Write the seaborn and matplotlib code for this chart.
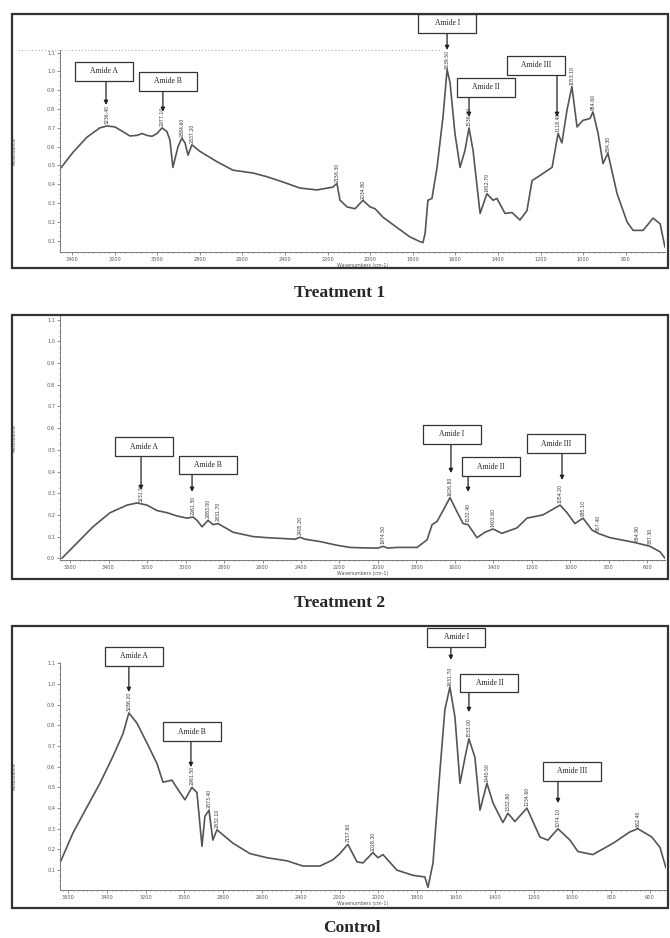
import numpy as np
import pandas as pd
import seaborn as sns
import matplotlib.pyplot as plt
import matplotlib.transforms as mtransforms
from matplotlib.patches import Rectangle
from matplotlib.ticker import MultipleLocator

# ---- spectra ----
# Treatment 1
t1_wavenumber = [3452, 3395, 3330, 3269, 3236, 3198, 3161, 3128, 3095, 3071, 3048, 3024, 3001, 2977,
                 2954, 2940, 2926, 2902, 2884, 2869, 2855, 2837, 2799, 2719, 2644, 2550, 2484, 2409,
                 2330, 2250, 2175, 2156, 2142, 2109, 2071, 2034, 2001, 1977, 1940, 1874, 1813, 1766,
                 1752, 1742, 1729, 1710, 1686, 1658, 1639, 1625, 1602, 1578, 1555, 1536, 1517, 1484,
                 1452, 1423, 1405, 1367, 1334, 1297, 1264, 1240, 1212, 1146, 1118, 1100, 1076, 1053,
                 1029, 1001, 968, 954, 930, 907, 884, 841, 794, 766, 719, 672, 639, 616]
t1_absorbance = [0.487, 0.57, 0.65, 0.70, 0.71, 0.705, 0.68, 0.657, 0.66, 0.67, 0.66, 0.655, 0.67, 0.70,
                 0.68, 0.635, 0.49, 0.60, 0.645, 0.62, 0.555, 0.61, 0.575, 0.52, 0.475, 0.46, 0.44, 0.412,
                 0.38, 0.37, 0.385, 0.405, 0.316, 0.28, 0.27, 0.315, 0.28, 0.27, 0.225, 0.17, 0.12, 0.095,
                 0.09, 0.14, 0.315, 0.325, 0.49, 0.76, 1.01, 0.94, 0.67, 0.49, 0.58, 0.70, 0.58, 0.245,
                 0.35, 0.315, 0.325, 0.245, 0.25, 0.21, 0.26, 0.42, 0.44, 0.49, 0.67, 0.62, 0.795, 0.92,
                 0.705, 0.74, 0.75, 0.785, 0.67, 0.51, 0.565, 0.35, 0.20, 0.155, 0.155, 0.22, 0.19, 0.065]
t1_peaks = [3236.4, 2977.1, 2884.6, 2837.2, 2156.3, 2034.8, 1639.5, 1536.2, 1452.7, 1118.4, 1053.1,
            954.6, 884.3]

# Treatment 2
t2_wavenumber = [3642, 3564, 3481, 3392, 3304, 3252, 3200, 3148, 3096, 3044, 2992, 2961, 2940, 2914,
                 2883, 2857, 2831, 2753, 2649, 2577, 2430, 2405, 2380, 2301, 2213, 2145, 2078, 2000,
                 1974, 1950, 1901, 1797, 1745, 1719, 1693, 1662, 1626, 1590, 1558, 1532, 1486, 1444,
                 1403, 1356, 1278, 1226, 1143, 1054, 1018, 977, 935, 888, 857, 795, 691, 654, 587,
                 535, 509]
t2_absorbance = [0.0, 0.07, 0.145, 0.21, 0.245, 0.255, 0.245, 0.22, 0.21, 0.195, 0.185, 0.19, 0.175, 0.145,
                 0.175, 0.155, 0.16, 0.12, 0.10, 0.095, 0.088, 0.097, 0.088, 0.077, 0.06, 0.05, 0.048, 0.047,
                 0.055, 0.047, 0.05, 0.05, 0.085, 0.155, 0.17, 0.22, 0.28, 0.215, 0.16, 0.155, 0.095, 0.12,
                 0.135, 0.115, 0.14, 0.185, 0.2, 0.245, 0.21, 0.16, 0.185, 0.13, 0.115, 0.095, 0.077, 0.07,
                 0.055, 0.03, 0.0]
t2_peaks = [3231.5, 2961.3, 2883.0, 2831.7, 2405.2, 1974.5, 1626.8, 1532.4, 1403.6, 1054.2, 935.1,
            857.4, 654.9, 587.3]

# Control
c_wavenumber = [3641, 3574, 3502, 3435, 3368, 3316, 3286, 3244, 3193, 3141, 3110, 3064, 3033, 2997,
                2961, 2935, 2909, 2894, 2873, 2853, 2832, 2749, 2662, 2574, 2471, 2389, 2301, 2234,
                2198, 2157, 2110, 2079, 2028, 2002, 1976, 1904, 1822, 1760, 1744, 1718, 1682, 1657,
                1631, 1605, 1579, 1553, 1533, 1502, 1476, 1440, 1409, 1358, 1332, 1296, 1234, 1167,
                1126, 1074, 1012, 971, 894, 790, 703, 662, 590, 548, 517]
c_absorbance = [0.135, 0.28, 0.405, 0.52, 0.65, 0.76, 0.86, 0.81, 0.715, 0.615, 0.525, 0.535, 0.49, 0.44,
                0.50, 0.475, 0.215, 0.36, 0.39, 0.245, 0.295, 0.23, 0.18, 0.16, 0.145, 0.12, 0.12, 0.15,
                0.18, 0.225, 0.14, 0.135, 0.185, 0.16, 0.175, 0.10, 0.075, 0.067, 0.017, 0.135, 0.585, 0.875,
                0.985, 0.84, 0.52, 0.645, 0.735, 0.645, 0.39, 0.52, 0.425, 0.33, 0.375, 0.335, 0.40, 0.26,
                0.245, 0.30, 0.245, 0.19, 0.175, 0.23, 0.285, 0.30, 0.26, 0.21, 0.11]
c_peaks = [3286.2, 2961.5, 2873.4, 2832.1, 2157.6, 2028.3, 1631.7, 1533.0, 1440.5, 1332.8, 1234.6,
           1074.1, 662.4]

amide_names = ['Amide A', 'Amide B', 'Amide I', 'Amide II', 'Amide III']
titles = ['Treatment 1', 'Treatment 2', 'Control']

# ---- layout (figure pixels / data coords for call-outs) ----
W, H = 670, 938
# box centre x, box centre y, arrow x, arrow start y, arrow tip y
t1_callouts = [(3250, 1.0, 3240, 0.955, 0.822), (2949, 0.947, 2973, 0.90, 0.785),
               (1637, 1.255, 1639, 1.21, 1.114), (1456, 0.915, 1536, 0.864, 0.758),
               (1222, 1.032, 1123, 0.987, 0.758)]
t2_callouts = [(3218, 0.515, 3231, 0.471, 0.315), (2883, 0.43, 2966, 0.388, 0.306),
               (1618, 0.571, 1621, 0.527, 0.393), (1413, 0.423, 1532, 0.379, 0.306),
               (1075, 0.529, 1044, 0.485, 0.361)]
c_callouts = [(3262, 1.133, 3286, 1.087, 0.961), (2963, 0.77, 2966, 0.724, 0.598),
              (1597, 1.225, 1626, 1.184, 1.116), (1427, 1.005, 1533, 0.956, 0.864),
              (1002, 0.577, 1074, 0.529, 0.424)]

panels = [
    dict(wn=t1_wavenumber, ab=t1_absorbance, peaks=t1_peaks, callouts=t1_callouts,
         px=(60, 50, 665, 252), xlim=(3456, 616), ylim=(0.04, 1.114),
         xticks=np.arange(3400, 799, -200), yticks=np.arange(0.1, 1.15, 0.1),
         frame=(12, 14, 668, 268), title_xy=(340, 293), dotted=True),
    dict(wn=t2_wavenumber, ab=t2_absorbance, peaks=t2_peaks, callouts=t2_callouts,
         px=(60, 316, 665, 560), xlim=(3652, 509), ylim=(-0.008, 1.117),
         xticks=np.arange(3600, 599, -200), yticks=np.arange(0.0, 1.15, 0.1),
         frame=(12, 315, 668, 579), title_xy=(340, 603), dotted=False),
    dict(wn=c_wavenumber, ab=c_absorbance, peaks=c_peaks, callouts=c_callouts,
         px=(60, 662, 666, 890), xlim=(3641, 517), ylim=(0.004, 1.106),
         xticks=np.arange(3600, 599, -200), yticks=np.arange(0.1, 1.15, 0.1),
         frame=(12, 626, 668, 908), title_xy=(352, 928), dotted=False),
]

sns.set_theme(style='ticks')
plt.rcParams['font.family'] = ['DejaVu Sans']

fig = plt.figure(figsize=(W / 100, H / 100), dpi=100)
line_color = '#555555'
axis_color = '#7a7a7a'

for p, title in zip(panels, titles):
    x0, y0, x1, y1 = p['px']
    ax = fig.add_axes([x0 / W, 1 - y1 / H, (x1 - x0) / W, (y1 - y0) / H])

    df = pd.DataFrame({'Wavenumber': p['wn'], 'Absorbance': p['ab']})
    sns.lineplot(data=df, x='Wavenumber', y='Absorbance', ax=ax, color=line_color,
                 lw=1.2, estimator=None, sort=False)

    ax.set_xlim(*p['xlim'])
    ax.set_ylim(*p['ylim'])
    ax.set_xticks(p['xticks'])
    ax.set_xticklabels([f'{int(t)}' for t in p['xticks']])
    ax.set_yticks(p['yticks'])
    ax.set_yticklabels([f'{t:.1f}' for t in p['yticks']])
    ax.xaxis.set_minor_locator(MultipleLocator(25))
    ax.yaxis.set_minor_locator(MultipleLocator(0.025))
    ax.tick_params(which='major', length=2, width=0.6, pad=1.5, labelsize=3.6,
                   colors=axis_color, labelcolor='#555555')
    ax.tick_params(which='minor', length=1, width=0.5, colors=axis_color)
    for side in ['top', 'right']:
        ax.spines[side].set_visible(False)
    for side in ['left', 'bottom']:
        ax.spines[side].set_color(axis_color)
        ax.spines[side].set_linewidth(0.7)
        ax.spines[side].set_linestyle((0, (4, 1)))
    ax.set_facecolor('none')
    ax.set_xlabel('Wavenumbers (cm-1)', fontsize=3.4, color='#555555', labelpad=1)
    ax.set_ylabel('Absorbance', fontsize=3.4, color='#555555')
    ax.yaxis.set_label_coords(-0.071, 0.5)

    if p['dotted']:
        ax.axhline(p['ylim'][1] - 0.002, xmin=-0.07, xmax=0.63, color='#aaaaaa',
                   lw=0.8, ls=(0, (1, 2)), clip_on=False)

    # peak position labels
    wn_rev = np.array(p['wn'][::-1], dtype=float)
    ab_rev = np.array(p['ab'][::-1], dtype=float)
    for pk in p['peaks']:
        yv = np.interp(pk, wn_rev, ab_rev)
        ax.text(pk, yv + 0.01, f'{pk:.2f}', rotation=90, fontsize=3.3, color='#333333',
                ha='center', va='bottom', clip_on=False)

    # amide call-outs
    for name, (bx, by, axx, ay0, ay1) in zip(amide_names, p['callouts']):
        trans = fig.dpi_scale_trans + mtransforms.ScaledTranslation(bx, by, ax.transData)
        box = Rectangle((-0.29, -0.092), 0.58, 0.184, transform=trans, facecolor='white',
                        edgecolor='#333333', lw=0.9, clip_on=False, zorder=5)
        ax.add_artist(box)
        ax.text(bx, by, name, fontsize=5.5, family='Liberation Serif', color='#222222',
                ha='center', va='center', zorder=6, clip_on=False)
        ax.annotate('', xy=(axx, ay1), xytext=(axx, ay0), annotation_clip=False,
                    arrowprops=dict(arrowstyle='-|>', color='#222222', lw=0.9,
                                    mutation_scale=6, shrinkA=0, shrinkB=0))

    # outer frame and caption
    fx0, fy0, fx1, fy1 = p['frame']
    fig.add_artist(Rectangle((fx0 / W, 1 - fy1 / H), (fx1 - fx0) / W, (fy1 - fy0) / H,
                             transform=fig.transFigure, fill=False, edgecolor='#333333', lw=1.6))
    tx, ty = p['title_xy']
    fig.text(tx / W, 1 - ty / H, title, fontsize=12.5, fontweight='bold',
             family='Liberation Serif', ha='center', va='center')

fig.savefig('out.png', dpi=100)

--- Aim ---
Copy nothing but the lines from the top of the material through the line holding "from matplotlib.ticker import MultipleLocator", exactly as written; omit pictures.

--- Answer below ---
Write the seaborn and matplotlib code for this chart.
import numpy as np
import pandas as pd
import seaborn as sns
import matplotlib.pyplot as plt
import matplotlib.transforms as mtransforms
from matplotlib.patches import Rectangle
from matplotlib.ticker import MultipleLocator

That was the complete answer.